The answer? If you have many working years ahead of you, it may be harder to get a spot-on estimate of your future benefit. But you can at least get a ballpark figure and work from there.

An easy way to get at that number

The Social Security benefit you're entitled to in retirement will hinge on your wages during your 35 highest-paid years on the job. From there, there's a special formula used to calculate benefits that's somewhat complicated. So rather than do all that number-crunching, instead, create an account on SSA.gov and access your annual earnings statement. That document will contain an estimate of your future Social Security benefit.

Of course, if you're in your 30s or 40s and are only halfway through your career, that estimate may not be all that accurate. That's because your earnings might grow as your career progresses, and also, because at that point, you won't have 35 full years of work under your belt. But if you check out that estimate, you'll at least have a sense of what benefit you may be in line for.

The one move you'll need to make for the maximum monthly benefit

To snag the maximum monthly Social Security benefit, you'll need to be a high earner for at least 35 years. But that's not all. You'll also need to delay your Social Security filing until age 70.

You're entitled to your full monthly benefit at full retirement age (FRA), which, if you were born in 1960 or later, is 67. If you were born earlier, FRA is either 66 or 66 and a specific number of months. But for each year you delay your filing past FRA, your benefits grow 8% on a permanent basis, up until age 70.

Now you may not earn enough during your career to snag the maximum monthly benefit. But even if you do, filing at FRA won't be enough. Rather, you'll need to hold off until your 70th birthday.

Should you aim for the maximum monthly benefit?

There are certain steps you can take to eke more money out of Social Security, like delaying your filing. But you may not be able to control how much you earn, which could limit your ability to snag that max benefit.

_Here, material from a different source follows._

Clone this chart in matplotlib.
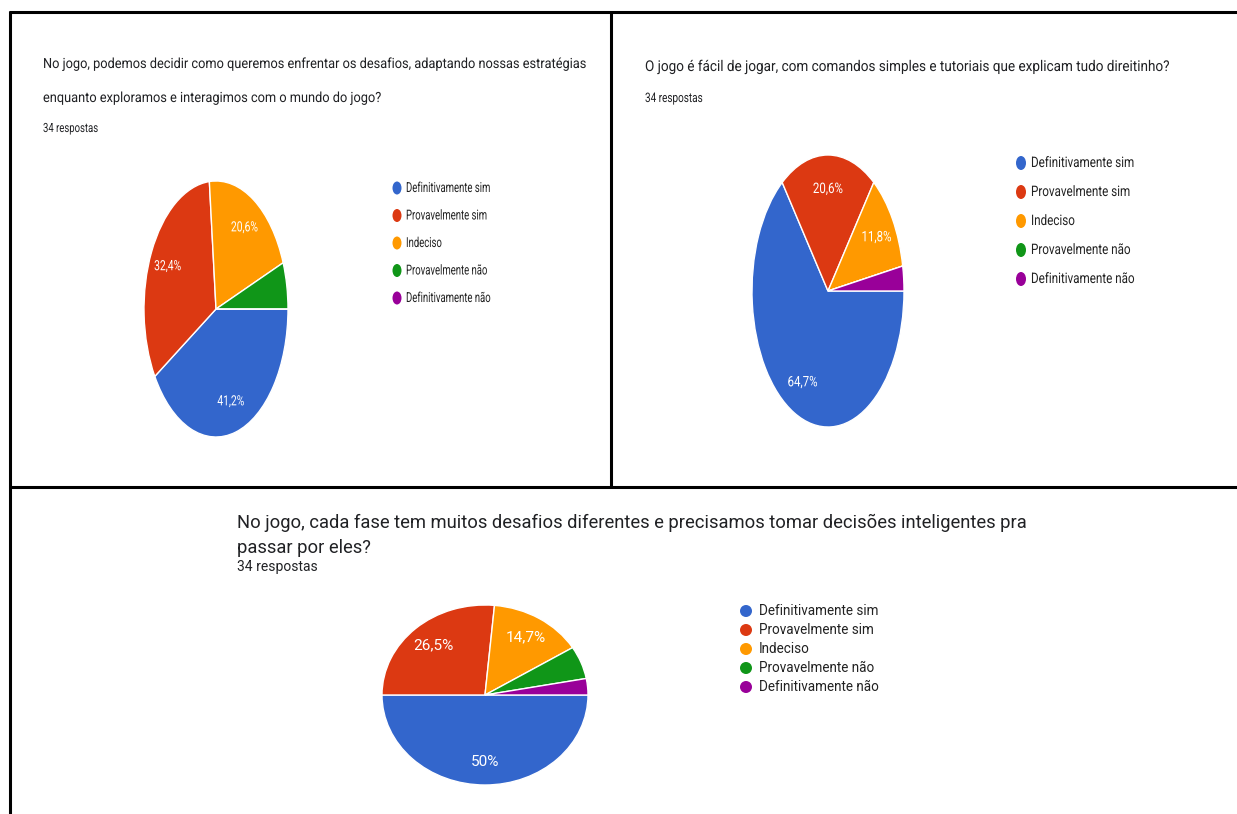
import matplotlib
matplotlib.use("Agg")
import matplotlib.pyplot as plt
from matplotlib.patches import Ellipse
from matplotlib.patheffects import AbstractPathEffect
from matplotlib.transforms import Affine2D, Bbox
from matplotlib.text import Text
from matplotlib import font_manager as fm

# ---------------- data ----------------
categories = ["Definitivamente sim", "Provavelmente sim", "Indeciso",
              "Provavelmente não", "Definitivamente não"]
colors = ["#3366CC", "#DC3912", "#FF9900", "#109618", "#990099"]

q1_title = ["No jogo, podemos decidir como queremos enfrentar os desafios, adaptando nossas estratégias",
            "enquanto exploramos e interagimos com o mundo do jogo?"]
q1_counts = [14, 11, 7, 2, 0]

q2_title = ["O jogo é fácil de jogar, com comandos simples e tutoriais que explicam tudo direitinho?"]
q2_counts = [22, 7, 4, 0, 1]

q3_title = ["No jogo, cada fase tem muitos desafios diferentes e precisamos tomar decisões inteligentes pra",
            "passar por eles?"]
q3_counts = [17, 9, 5, 2, 1]

responses_label = "34 respostas"

# ---------------- fonts ----------------
def available(name):
    try:
        fm.findfont(fm.FontProperties(family=name), fallback_to_default=False)
        return True
    except Exception:
        return False

FONT = "Roboto" if available("Roboto") else "Liberation Sans"
CAP = 0.711 if FONT == "Roboto" else 0.716

W, H = 1237, 814
DPI = 100
fig = plt.figure(figsize=(W / DPI, H / DPI), dpi=DPI)
fig.patch.set_facecolor("white")
renderer = fig.canvas.get_renderer()

ov = fig.add_axes([0, 0, 1, 1])
ov.set_xlim(0, W)
ov.set_ylim(H, 0)
ov.axis("off")


class HSqueeze(AbstractPathEffect):
    """Horizontally compress glyph outlines around a display x."""
    def __init__(self, sx, x0):
        super().__init__()
        self.sx = sx
        self.x0 = x0

    def draw_path(self, renderer, gc, tpath, affine, rgbFace=None):
        a = affine + Affine2D().translate(-self.x0, 0).scale(self.sx, 1).translate(self.x0, 0)
        renderer.draw_path(gc, tpath, a, rgbFace)


class SqueezedText(Text):
    """Text drawn horizontally condensed by factor _sx (like the screenshot's narrow type)."""
    _sx = 1.0

    def _anchor_x(self):
        return self.get_transform().transform(self.get_unitless_position())[0]

    def get_window_extent(self, renderer=None, dpi=None):
        bb = super().get_window_extent(renderer, dpi)
        if self._sx == 1.0:
            return bb
        x0 = self._anchor_x()
        return Bbox([[x0 + (bb.x0 - x0) * self._sx, bb.y0],
                     [x0 + (bb.x1 - x0) * self._sx, bb.y1]])

    def draw(self, renderer):
        if self._sx != 1.0:
            self.set_path_effects([HSqueeze(self._sx, self._anchor_x())])
        super().draw(renderer)


def make_squeezed(t, sx):
    t.__class__ = SqueezedText
    t._sx = sx
    return t


def size_for_cap(cap_px):
    return cap_px / CAP * 72 / DPI


def natural_width(s, size):
    t = ov.text(0, 0, s, fontsize=size, family=FONT)
    w = t.get_window_extent(renderer).width
    t.remove()
    return w


def group_style(ref, cap_px, target_w, squeeze=True, min_sx=0.0):
    size = size_for_cap(cap_px)
    if not squeeze:
        size = size * target_w / natural_width(ref, size)
        return size, 1.0
    sx = target_w / natural_width(ref, size)
    if sx < min_sx:
        sx = min_sx
        size = size * (target_w / sx) / natural_width(ref, size)
    return size, sx


def put(x, y, s, size, sx, color, va="baseline"):
    t = ov.text(x, y, s, fontsize=size, family=FONT, color=color, va=va, ha="left")
    return make_squeezed(t, sx)


# ---------------- borders ----------------
bk = dict(color="black", lw=2.2, solid_capstyle="butt")
ov.plot([9, W], [12, 12], **bk)
ov.plot([9, W], [486.5, 486.5], **bk)
ov.plot([10, 10], [11, H], **bk)
ov.plot([611, 611], [11, 487], **bk)


def pct_fmt(p):
    if p < 8:
        return ""
    s = f"{p:.1f}".replace(".", ",")
    if s.endswith(",0"):
        s = s[:-2]
    return s + "%"


def panel(cfg):
    sq = cfg["squeeze"]
    # titles
    ts, tsx = group_style(cfg["title"][0], cfg["title_cap"], cfg["title_w"], sq, min_sx=0.91)
    for line, yb in zip(cfg["title"], cfg["title_y"]):
        put(cfg["tx"], yb, line, ts, tsx, "#202124")
    rs, rsx = group_style(responses_label, cfg["resp_cap"], cfg["resp_w"], sq)
    put(cfg["tx"], cfg["resp_y"], responses_label, rs, rsx, "#202124")

    # pie
    cx, cy, rx, ry = cfg["pie"]
    ax = fig.add_axes([(cx - rx) / W, (H - cy - ry) / H, 2 * rx / W, 2 * ry / H])
    _, _, autotexts = ax.pie(cfg["counts"], colors=colors, startangle=0, counterclock=False,
                             autopct=pct_fmt, pctdistance=0.75,
                             wedgeprops=dict(edgecolor="white", linewidth=1.0))
    ax.set_aspect("auto")
    ax.set_xlim(-1, 1)
    ax.set_ylim(-1, 1)
    ax.axis("off")
    ls, lsx = group_style("41,2%", cfg["lab_cap"], cfg["lab_w"], sq)
    for at in autotexts:
        at.set_fontsize(ls)
        at.set_family(FONT)
        at.set_color("white")
        make_squeezed(at, lsx)

    # legend
    gs, gsx = group_style(categories[0], cfg["leg_cap"], cfg["leg_w"], sq)
    lx, ly0, dy = cfg["leg"]
    dw, dh = cfg["dot"]
    for i, (c, col) in enumerate(zip(categories, colors)):
        y = ly0 + i * dy
        ov.add_patch(Ellipse((lx, y), dw, dh, facecolor=col, edgecolor="none"))
        put(lx + cfg["leg_gap"], y, c, gs, gsx, "#222222", va="center")


panel(dict(squeeze=True, title=q1_title, title_cap=11.5, title_w=542, title_y=[68, 102], tx=43,
           resp_cap=9.0, resp_w=55, resp_y=132, counts=q1_counts, pie=(216, 309, 72, 128),
           lab_cap=10.0, lab_w=27, leg=(397, 188, 27.5), dot=(9, 13), leg_gap=9,
           leg_cap=9.8, leg_w=84))

panel(dict(squeeze=True, title=q2_title, title_cap=11.8, title_w=525, title_y=[71], tx=645,
           resp_cap=9.3, resp_w=58, resp_y=102, counts=q2_counts, pie=(828, 291, 76, 136),
           lab_cap=10.3, lab_w=30, leg=(1021, 163, 29), dot=(10, 14), leg_gap=10,
           leg_cap=10.3, leg_w=103))

panel(dict(squeeze=False, title=q3_title, title_cap=11.5, title_w=785, title_y=[528, 553], tx=237,
           resp_cap=9.0, resp_w=80, resp_y=571, counts=q3_counts, pie=(485, 695, 103, 90),
           lab_cap=9.0, lab_w=40, leg=(746, 611, 19), dot=(12, 12), leg_gap=13,
           leg_cap=9.0, leg_w=120))

fig.savefig("out.png", dpi=DPI, facecolor="white")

Rather than worrying about that, though, focus your energy on building yourself a nice retirement nest egg to supplement your Social Security income. Most seniors do not end up getting the maximum monthly Social Security benefit -- and unless you're a high earner, it's fair to assume you'll fall into that category. But if you work on building a solid nest egg, you'll put yourself in a position to enjoy retirement to the fullest -- even if your Social Security checks fall short of the maximum you can collect each month.